Cependant, l’expiration en octobre 1977 de l’accord provisoire sur les armements offensifs (2), les premières déclarations de bonne volonté du président Carier ainsi que l’écho favorable qu’elles ont suscité à Moscou sont autant de facteurs qui permettent de penser que tout sera mis en œuvre, tant du côté soviétique qu’américain, pour qu’un nouvel accord SALT soit signé dans le courant de cette année.
Sans préjuger de la démarche politique que le président Carter entend suivre dans les prochaines négociations, il est cependant possible, en se référant à ses premières déclarations, de dégager les aspects généraux d’une philosophie visant un désarmement nucléaire total.
La première étape pourrait être la signature d’un accord sur les bases déjà étudiées à Vladivostok en 1974 entre les présidents Ford et Brejnev (3).
Cela sous-entend qu’entre autres, les problèmes du Backfire soviétique et du missile de croisière américain soient résolus.
Certaines sources font état d’un accord auquel seraient parvenues les délégations américaine et soviétique sur les principes suivants :
– les États-Unis accepteraient de ne pas considérer le Backfire comme un bombardier stratégique sous certaines réserves de ravitaillement en vol et de stationnement ;
– tout cruise missile lancé d’avion et d’une portée supérieure à 2 500 km ainsi que tout cruise missile naval de plus de 550 km de portée seraient considérés comme vecteurs stratégiques.
Ce premier pas franchi, il est possible d’envisager que le président Carter, fidèle à ses grands principes de non-prolifération de l’arme nucléaire et soucieux de montrer l’exemple, cherche à poursuivre sa démarche en proposant un nouveau plafond nettement inférieur à celui de Vladivostok.

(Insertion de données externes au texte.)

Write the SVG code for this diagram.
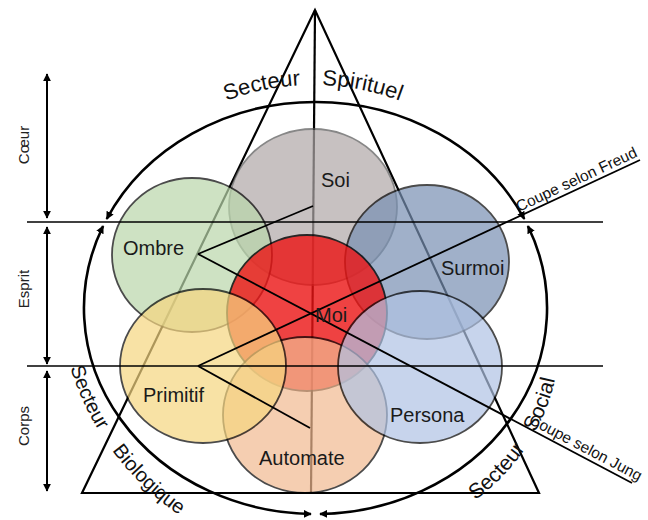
<svg xmlns="http://www.w3.org/2000/svg" width="648" height="520" viewBox="0 0 648 520">
<style>
.ln{stroke:#000;stroke-width:2.2;fill:none}
.hl{stroke:#000;stroke-width:1.6;fill:none}
.cn{stroke:#000;stroke-width:1.8;fill:none}
.va{stroke:#000;stroke-width:2;fill:none;marker-start:url(#ar);marker-end:url(#ar)}
.ea{stroke:#000;stroke-width:2.6;fill:none;marker-start:url(#ar);marker-end:url(#ar)}
.c{stroke:#000;stroke-width:1.8}
.lbl{font-family:"Liberation Sans",Arial,sans-serif;font-size:20px;fill:#1a1a1a}
.side{font-family:"Liberation Sans",Arial,sans-serif;font-size:15px;fill:#222;text-anchor:middle}
.arc{font-family:"Liberation Sans",Arial,sans-serif;font-size:22px;fill:#111}
.cut{font-family:"Liberation Sans",Arial,sans-serif;font-size:15.5px;fill:#111}
</style>
<defs>
<marker id="ar" viewBox="0 0 10 10" refX="9" refY="5" markerWidth="8" markerHeight="8" markerUnits="userSpaceOnUse" orient="auto-start-reverse">
<path d="M0,0 L10,5 L0,10 z" fill="#000"/>
</marker>
<path id="pTop" d="M 66 332 A 247 247 0 0 1 560 332"/>
<path id="pLeft" d="M 58 286 A 277 277 0 0 0 335 563"/>
<path id="pRight" d="M 357 538 A 203 203 0 0 0 560 335"/>
</defs>

<g id="triangle">
<path class="ln" d="M315 10 L82 493 L539 493 Z"/>
<line class="ln" x1="315" y1="10" x2="311" y2="493"/>
</g>

<g id="circles">
<g id="soi"><ellipse cx="313" cy="207" rx="84" ry="78" fill="#b0a8a8" stroke="#555" stroke-width="1.8" opacity="0.7"/></g>
<g id="ombre"><ellipse class="c" cx="192" cy="255" rx="80" ry="77" fill="#bad7ab" opacity="0.7"/></g>
<g id="surmoi"><ellipse class="c" cx="427" cy="262" rx="82" ry="77" fill="#7890b3" opacity="0.7"/></g>
<g id="moi"><ellipse class="c" cx="307" cy="313" rx="80" ry="78" fill="#ec1414" opacity="0.8"/></g>
<g id="automate"><ellipse class="c" cx="305" cy="415" rx="82" ry="78" fill="#f2ba91" opacity="0.7"/></g>
<g id="primitif"><ellipse class="c" cx="203" cy="366" rx="83" ry="77" fill="#f6d680" opacity="0.7"/></g>
<g id="persona"><ellipse class="c" cx="420" cy="367" rx="82" ry="76" fill="#b0c3e4" opacity="0.7"/></g>
</g>

<g id="connectors">
<line class="hl" x1="27" y1="222" x2="603" y2="222"/>
<line class="hl" x1="27" y1="366" x2="603" y2="366"/>
<path class="ea" d="M 106.7 219 A 231.5 206 0 0 1 524.3 219"/>
<path class="ea" d="M 103.1 226 A 231.5 206 0 0 0 311 514"/>
<path class="ea" d="M 527.9 226 A 231.5 206 0 0 1 320 514"/>
<line class="va" x1="47" y1="74" x2="47" y2="218"/>
<line class="va" x1="47" y1="227" x2="47" y2="364"/>
<line class="va" x1="47" y1="371" x2="47" y2="491"/>
<line class="cn" x1="198" y1="366" x2="640" y2="160"/>
<line class="cn" x1="198" y1="254" x2="632" y2="483"/>
<line class="cn" x1="198" y1="254" x2="313" y2="206"/>
<line class="cn" x1="198" y1="366" x2="310" y2="428"/>
</g>

<g id="labels">
<text class="lbl" x="321" y="187">Soi</text>
<text class="lbl" x="123" y="255">Ombre</text>
<text class="lbl" x="441" y="275">Surmoi</text>
<text class="lbl" x="315" y="322">Moi</text>
<text class="lbl" x="143" y="402">Primitif</text>
<text class="lbl" x="390" y="422">Persona</text>
<text class="lbl" x="259" y="465">Automate</text>
<text class="side" transform="translate(29,145) rotate(-90)">Cœur</text>
<text class="side" transform="translate(29,289) rotate(-90)">Esprit</text>
<text class="side" transform="translate(29,426) rotate(-90)">Corps</text>
<text class="cut" transform="translate(519,212) rotate(-25.1)">Coupe selon Freud</text>
<text class="cut" transform="translate(528,423) rotate(27.8)">Coupe selon Jung</text>
<text class="arc"><textPath href="#pTop" startOffset="375" text-anchor="end">Secteur</textPath></text>
<text class="arc"><textPath href="#pTop" startOffset="397">Spirituel</textPath></text>
<text class="arc" style="font-size:20px"><textPath href="#pLeft" startOffset="83">Secteur</textPath></text>
<text class="arc" style="font-size:20px"><textPath href="#pLeft" startOffset="176">Biologique</textPath></text>
<text class="arc" style="font-size:21px"><textPath href="#pRight" startOffset="126">Secteur</textPath></text>
<text class="arc" style="font-size:21px"><textPath href="#pRight" startOffset="217">Social</textPath></text>
</g>
</svg>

Le bilan comparatif des forces stratégiques des États-Unis et de l’Union soviétique fait apparaître un net avantage américain en nombre d’impacts (8 500 contre 3 200) mais souligne la supériorité soviétique en mégatonnage (4 000 MT contre 2 000). Toute réduction symétrique ne ferait qu’accentuer les inégalités déjà existantes et entraînerait à coup sûr une révision de la politique de dissuasion des deux super-grands.
Abandonnant la notion actuelle de « riposte graduée » qui repose sur la possession d’un grand nombre de missiles très diversifiés, en puissance et en précision, la stratégie des États-Unis se fonderait à nouveau sur le recours à des représailles massives.
Un tel changement de doctrine risquerait de heurter une opinion publique sensibilisée par tous ceux qui affirment que l’Union soviétique ne cherche pas à acquérir la parité atomique mais plutôt la capacité de gagner une guerre nucléaire. La controverse actuelle sur l’état des forces soviétiques ne peut qu’inciter à la prudence à cet égard.
L’accession effective de l’Union soviétique à la parité atomique renforce le président américain dans sa volonté d’un désarmement nucléaire plus généralisé.
Mais si le moment semble favorable pour négocier avec les Soviétiques, la crainte des Européens d’une plus grande vulnérabilité face à la supériorité des forces classiques soviétiques, comme les reproches de certains « faucons » américains de sacrifier la sécurité des États-Unis sur l’autel de la détente ou de rechercher trop systématiquement des économies budgétaires constituent encore de sérieux obstacles.
Le président Carter en est conscient quand il déclare « qu’il ne s’attend pas à voir les armements nucléaires disparaître complètement sous son administration ni même pendant sa vie ». ♦
(1) Voir en annexe : les principaux membres du Conseil de sécurité nationale.
(2) Aux termes de cet accord, valable pour cinq années, il est prévu essentiellement :
– la limitation du nombre des engins balistiques intercontinentaux (ICBM) ; 1 054 pour les États-Unis; 1 618 pour l’URSS;
– la limitation du nombre d’engins balistiques lancés de sous-marins (SLBM) ; 710 lanceurs de missiles sur 44 sous-marins pour les États-Unis ; 950 lanceurs sur 62 sous-marins pour l’URSS.
(3) Les Américains et les Soviétiques admettraient un plafond commun de 2 400 vecteurs offensifs (ICBM-SLBM-bombardiers lourds) dont 1 320 mirvés (comportant des véhicules de rentrée multiples à trajectoires balistiques indépendantes).